OLEH Desi Sommalia Gustina
Berbagai hal yang
menyangkut perempuan tampaknya selalu menarik untuk diperbincangkan, bahkan ditulis
menjadi ide sebuah karya sastra. Misalnya menulis cerita perempuan dengan masa
lalu yang kelam, dengan luka-luka yang menganga dan air mata yang tak kunjung mengering,
dan sekian hal lain yang bisa dirangkai menjadi cerita. Sejatinya menulis
cerita dengan bingkai luka dan air mata—yang diantaranya banyak dialami oleh
kaum perempuan, jika diracik dan digarap dengan baik, tanpa menyerahkan
penggarapannya ke bawah telapak kaki penindasan pesan, bukan tidak mungkin ia akan
menjelma menjadi sebuah cerita yang sangat menarik, yang tidak akan kehilangan
kesan bagi pembacanya. Meskipun cerita-cerita tersebut hanyalah sehimpun kisah
dengan cita rasa yang suram.
Tetapi, menulis
cerita tentu saja bukan sekadar menyulam tumpukan luka, mereka-reka peristiwa,
menghadirkan tokoh-tokoh, dan menampilkannya dengan bahasa yang menggugah rasa
semata. Menulis cerita ibarat seni dalam menyentuh dan menggetarkan hati dan
nalar pembacanya. Mengajak pembacanya menghayati kembali berbagai situasi hidup
yang seringkali tidak terselami dan tidak terpahami, yang ditransformasi kepada
sinyal-sinyal dan getaran dalam cerita.
Namun, untuk
menangkap sinyal-sinyal yang disampaikan sebuah atau sekumpulan cerita, pembaca
harus membacanya dengan sabar dan teliti.

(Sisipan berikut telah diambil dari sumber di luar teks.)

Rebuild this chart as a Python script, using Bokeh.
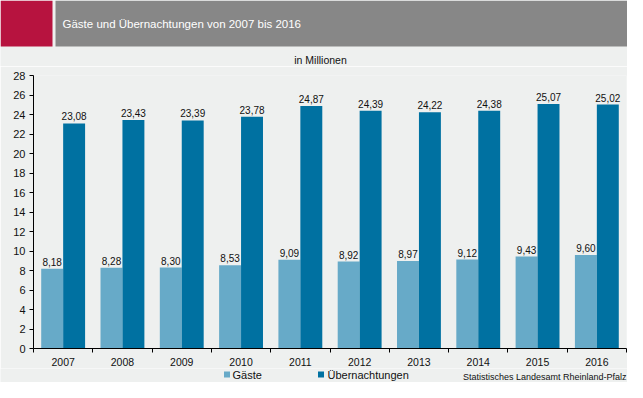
from bokeh.plotting import figure
from bokeh.layouts import column
from bokeh.models import ColumnDataSource, Range1d, FixedTicker, Label
from bokeh.transform import dodge
from bokeh.core.properties import value
from bokeh.embed import file_html
from bokeh.resources import INLINE

years = ["2007", "2008", "2009", "2010", "2011", "2012", "2013", "2014", "2015", "2016"]
gaeste = [8.18, 8.28, 8.30, 8.53, 9.09, 8.92, 8.97, 9.12, 9.43, 9.60]
uebernachtungen = [23.08, 23.43, 23.39, 23.78, 24.87, 24.39, 24.22, 24.38, 25.07, 25.02]
series_names = ["Gäste", "Übernachtungen"]
y_ticks = list(range(0, 29, 2))
title_text = "Gäste und Übernachtungen von 2007 bis 2016"
unit_text = "in Millionen"
source_text = "Statistisches Landesamt Rheinland-Pfalz"

FONT = "Liberation Sans"
BG = "#EEF0EF"
LIGHT = "#67AAC8"
DARK = "#0071A1"
RED = "#B7133F"
GRAY = "#878787"
TXT = "#111111"
W = 627


def fmt(v):
    return f"{v:.2f}".replace(".", ",")


def blank_fig(h):
    f = figure(width=W, height=h, output_backend="svg", toolbar_location=None,
               x_range=Range1d(0, W), y_range=Range1d(h, 0),
               x_axis_location=None, y_axis_location=None,
               min_border=0, min_border_left=0, min_border_right=0,
               min_border_top=0, min_border_bottom=0, frame_align=False)
    f.background_fill_color = BG
    f.border_fill_color = BG
    f.outline_line_color = None
    f.grid.visible = False
    return f


# ---------- header ----------
HH = 66
hdr = blank_fig(HH)
hdr.quad(left=[0, 55], right=[52, W], top=[0, 0], bottom=[46, 46],
         fill_color=[RED, GRAY], line_color=None)
hdr.add_layout(Label(x=62, y=23, text=title_text, text_font=FONT,
                     text_font_size="11.5px", text_color="white",
                     text_baseline="middle", text_align="left"))
hdr.add_layout(Label(x=320, y=59, text=unit_text, text_font=FONT,
                     text_font_size="10.5px", text_color=TXT,
                     text_baseline="middle", text_align="center"))

# ---------- main chart ----------
centers = [i + 0.5 for i in range(len(years))]
src = ColumnDataSource(dict(
    x=centers, g=gaeste, u=uebernachtungen,
    gl=[fmt(v) for v in gaeste], ul=[fmt(v) for v in uebernachtungen],
))

MH = 302
p = figure(width=W, height=MH, output_backend="svg", toolbar_location=None,
           x_range=Range1d(0, len(years)), y_range=Range1d(0, 28),
           min_border_left=33, min_border_right=1, min_border_top=9,
           min_border_bottom=17, frame_align=False)
p.background_fill_color = BG
p.border_fill_color = BG
p.outline_line_color = None
p.grid.visible = False

bw = 0.37
p.vbar(x=dodge("x", -bw / 2, range=p.x_range), top="g", width=bw, source=src,
       fill_color=LIGHT, line_color=None)
p.vbar(x=dodge("x", bw / 2, range=p.x_range), top="u", width=bw, source=src,
       fill_color=DARK, line_color=None)

for col, lab, off in (("g", "gl", -bw / 2), ("u", "ul", bw / 2)):
    p.text(x=dodge("x", off, range=p.x_range), y=col, text=lab, source=src,
           text_font=value(FONT), text_font_size="10px", text_color=TXT,
           text_align="center", text_baseline="bottom", y_offset=-3)

xa = p.xaxis[0]
xa.ticker = FixedTicker(ticks=centers, minor_ticks=list(range(len(years) + 1)))
xa.major_label_overrides = {c: y for c, y in zip(centers, years)}
xa.major_tick_line_color = None
xa.major_tick_out = 0
xa.major_tick_in = 0
xa.minor_tick_out = 4
xa.minor_tick_in = 0
xa.minor_tick_line_color = "black"
xa.axis_line_color = "black"
xa.major_label_standoff = 5
xa.major_label_text_font = FONT
xa.major_label_text_font_size = "10.5px"
xa.major_label_text_color = TXT

ya = p.yaxis[0]
ya.ticker = FixedTicker(ticks=y_ticks)
ya.minor_tick_line_color = None
ya.major_tick_out = 4
ya.major_tick_in = 0
ya.major_tick_line_color = "black"
ya.axis_line_color = "black"
ya.major_label_standoff = 4
ya.major_label_text_font = FONT
ya.major_label_text_font_size = "11px"
ya.major_label_text_color = TXT

# ---------- legend + source ----------
BH = 14
bot = blank_fig(BH)
bot.rect(x=[226.5, 320.5], y=[6, 6], width=6, height=6,
         fill_color=[LIGHT, DARK], line_color=None)
bot.text(x=[232, 327], y=[6.5, 6.5], text=series_names, text_font=value(FONT),
         text_font_size="11px", text_color=TXT, text_baseline="middle",
         text_align="left")
bot.add_layout(Label(x=626, y=8, text=source_text, text_font=FONT,
                     text_font_size="9px", text_color=TXT,
                     text_baseline="middle", text_align="right"))

layout = column(hdr, p, bot, spacing=0)
open("out.html", "w").write(file_html(layout, INLINE))
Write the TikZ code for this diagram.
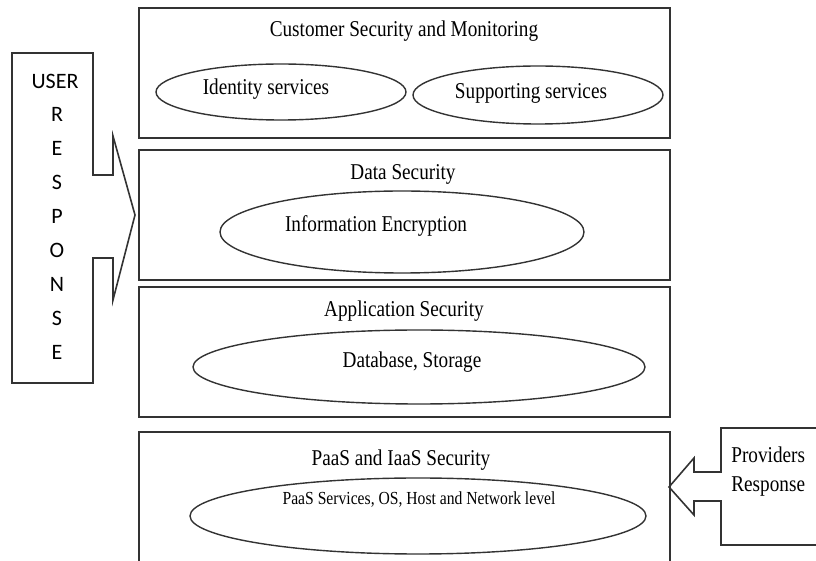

Sehingga, getaran-getaran yang
dihadirkan sebuah atau sekumpulan cerita akan tertangkap sekalipun ia
bersembunyi dibalik cerita yang bernostalgia dengan kesedihan dan hati yang tercabik-cabik,
seperti yang termaktub dalam buku kumpulan cerpen Musim yang Mengugurkan Daun yang diterbitkan oleh penerbit Andi
(Yogyakarta, 2010) ini.
Dalam buku kumpulan
cerpen karya Yetti A. KA ini, kita akan mendapati cerpen-cerpen yang ‘menggoda’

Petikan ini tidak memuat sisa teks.